Living Green at Home
As we settle into the routine of online classes and distance learning at Brentwood, students, staff, and families may be looking for ways to stay connected to others, and to the programs and values that direct life when we are on campus. With this in mind, the Brentwood Environmental Action Team has come up with a few easy ways to be environmentally conscious during this time of physical distancing. While I might not be there in person to remind you constantly to “Sort your waste!”, as BEAT Captain, I am determined to continue to provide you inspiration and guidance to help you live greener at home.
One of the easiest things you can do is get to know the waste sorting systems wherever you are. These vary greatly from country to country, and even between cities, and it is crucial to the effectiveness of these systems that they are being used correctly. At the beginning of the year at Brentwood, the BEAT took time to educate everyone about the recycling, compost, and garbage disposal systems on Vancouver Island, so I encourage you now to do the same for wherever you live. Waste sorting systems can look a lot different depending where you are in the world, so I encourage you to make the effort to take a little bit of time and educate yourself, to ensure you are using your city’s system properly.
Secondly, a great thing to do is plant a garden! Not only is gardening a fun hobby, but you can grow delicious food, and help support your local pollinator species. If you have limited space, try growing things in hanging pots, or experiment with vertical growing systems. Both of these take very little space, but can produce a lot of food. If you want to grow flowers, think about planting ones that are pollinator friendly, such as calendula, cornflowers, cosmos, marigolds, sunflowers, and zinnias, to list a few. Some flowers, like nasturtiums and calendula, have edible petals and can be used to decorate anything from salads to desserts! There are also lots of vegetables and herbs that are easy to grow and that can be planted now, including lettuce, spinach, kale, and other greens, peas, carrots, radishes, parsnips, green onions, mint, chives, parsely, basil, and chives. In the school garden, the work done by students before Spring Break is paying off, and the garlic and lettuce that we planted are growing very well, while other seedlings are taking off in the greenhouse.
My last suggestion is to experiment with eating a low-meat, vegetarian or even vegan diet.
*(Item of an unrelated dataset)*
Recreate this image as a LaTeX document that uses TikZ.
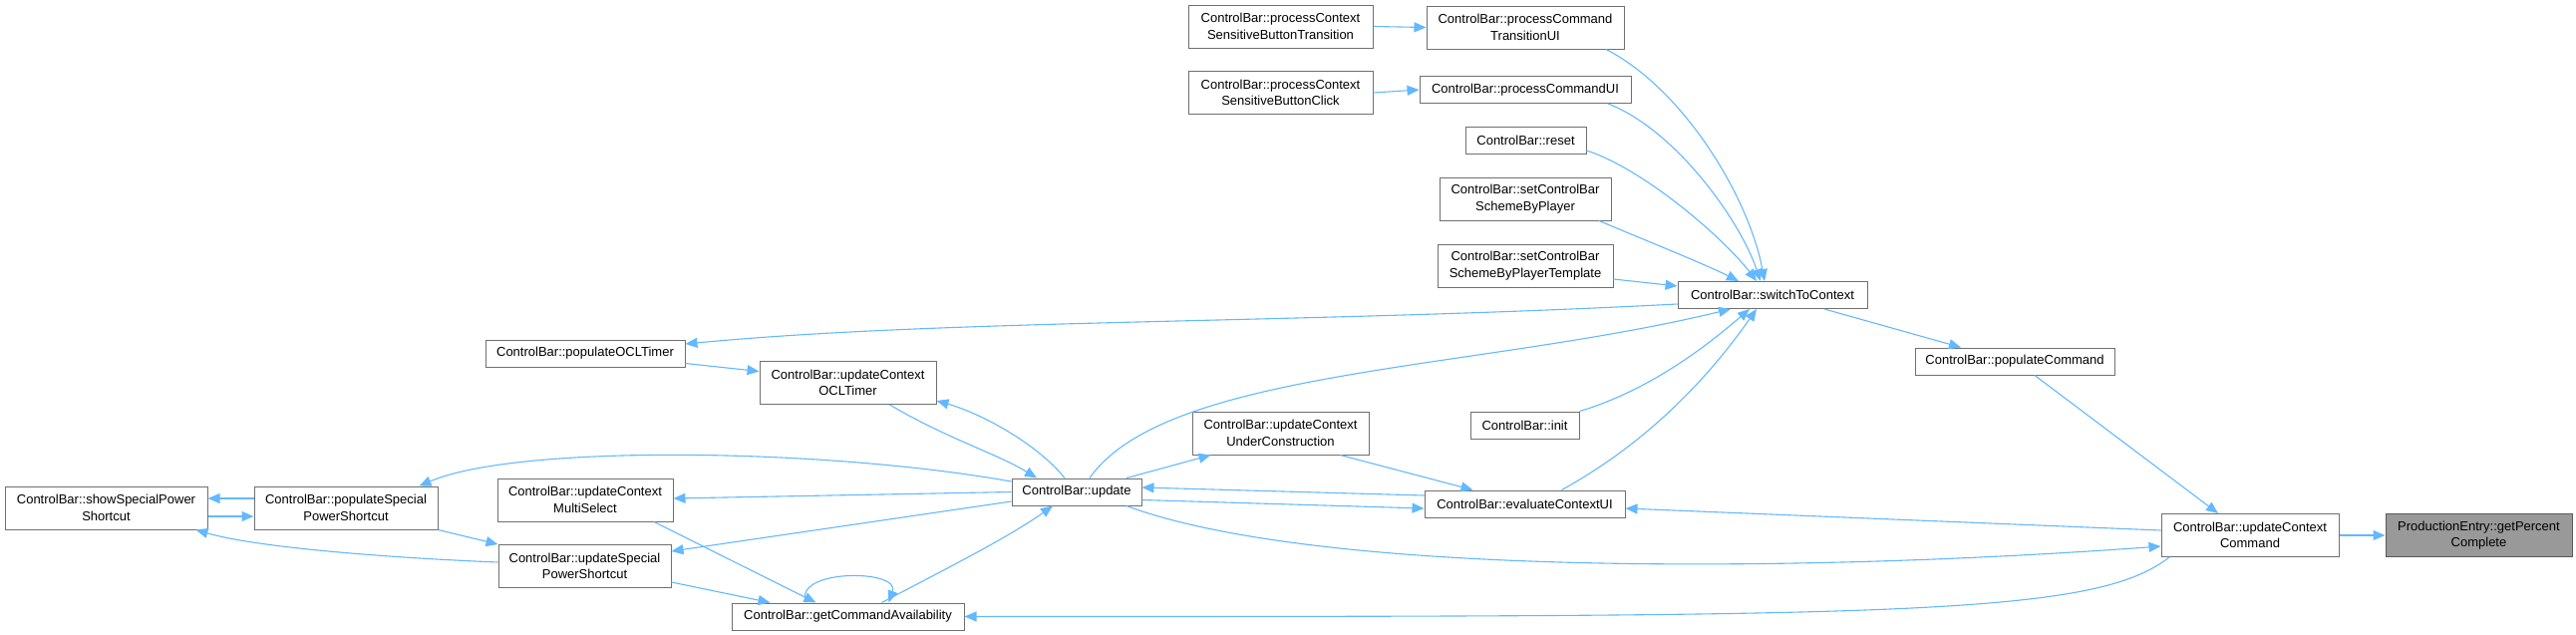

This can have a huge positive impact on the environment, and what better time to try it out than when you have access to your own kitchen? Ethical issues aside, animal agriculture is one of the top sources of global greenhouse gas emissions, producing more atmospheric CO2 per year than the world’s entire transportation sector, including all trains, cars, trucks, boats, and planes combined. Raising animals - particularly cattle - for human consumption also uses a colossal amount of resources like land, oil, and water, to produce far less food than if those resources were put towards growing plants. Even if you choose not to make a full shift to eating vegan or vegetarian, any degree of reduction in the amount of meat and animal products you consume helps!
Finally, as Ralph Waldo Emerson said, “In the presence of nature, a wild delight runs through the man, in spite of real sorrows.” So when you can, take the opportunity to go outside, and stay connected to nature.